Kau ingat kan kisah sebuah rumah? Papa di surga bertanya.

Therefore whosoever heareth these sayings of mine, and doeth them, I will liken him unto a wise man, which built his house upon a rock:

And the rain descended, and the floods came, and the winds blew, and beat upon that house; and it fell not: for it was founded upon a rock.

And every one that heareth these sayings of mine, and doeth them not, shall be likened unto a foolish man, which built his house upon the sand:

And the rain descended, and the floods came, and the winds blew, and beat upon that house; and it fell: and great was the fall of it.



Pertama, kehidupan saya ibarat rumah yang terhempas lindu. Isinya berantakan. Hanya saya yang bisa menatanya kembali. Sayalah yang hafal letak masing-masing perabotnya. Sayalah yang tahu barang apa saja yang rusak, hilang, dan masih bisa digunakan.

Kedua, badai ini menyadarkan saya mengenai kondisi rumah saya. Iya. Rumah hati saya. Kekuatan fondasinya. Kekuatan dindingnya. Atapnya. Pintu. Jendela.

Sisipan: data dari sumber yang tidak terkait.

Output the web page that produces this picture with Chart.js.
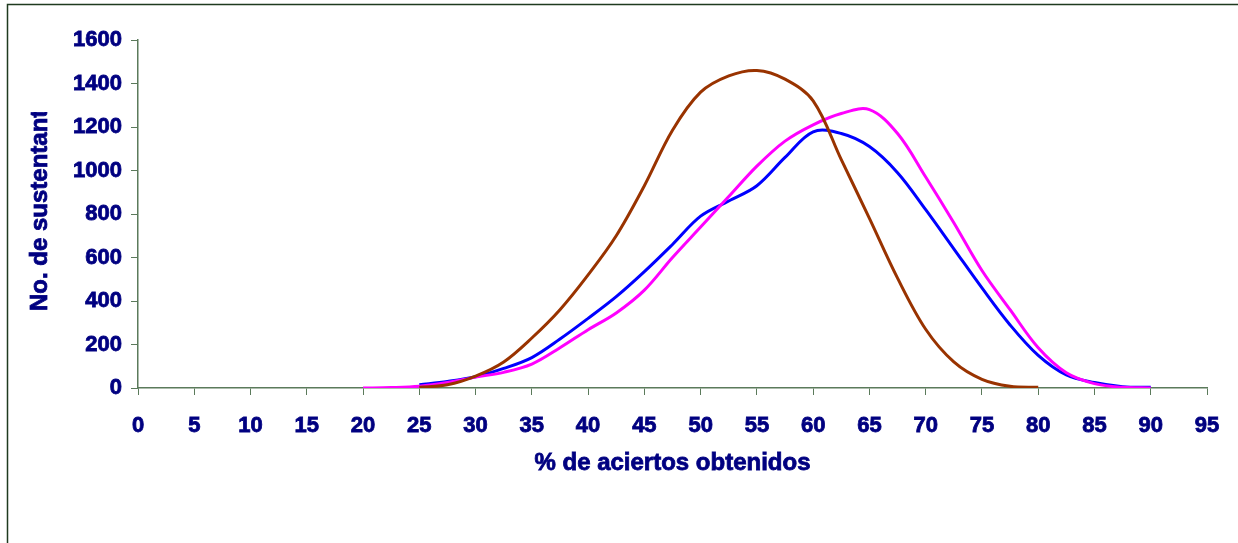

And the rain descended, and the floods came, and the winds blew, and beat upon that house; and it fell not: for it was founded upon a rock.
Saya bersyukur. Saya masih kokoh berdiri. Ya, saya mempertanyakan keberadaan Papa di Surga. Ya, saya marah kepadanya. Tapi, saya menemukan anugerahnya: I may stumble, but I will not fall, for my Father in Heaven upholds with his hand.

Di tengah badai ini, saya tahu, Papa di Surga sedang memperkuat fondasi rumah hati saya. Menyadarkan saya pada hal-hal dalam diri saya yang ibarat rumah--memerlukan renovasi.

Dan... Papa di Surga mengajar saya untuk menari di tengah badai.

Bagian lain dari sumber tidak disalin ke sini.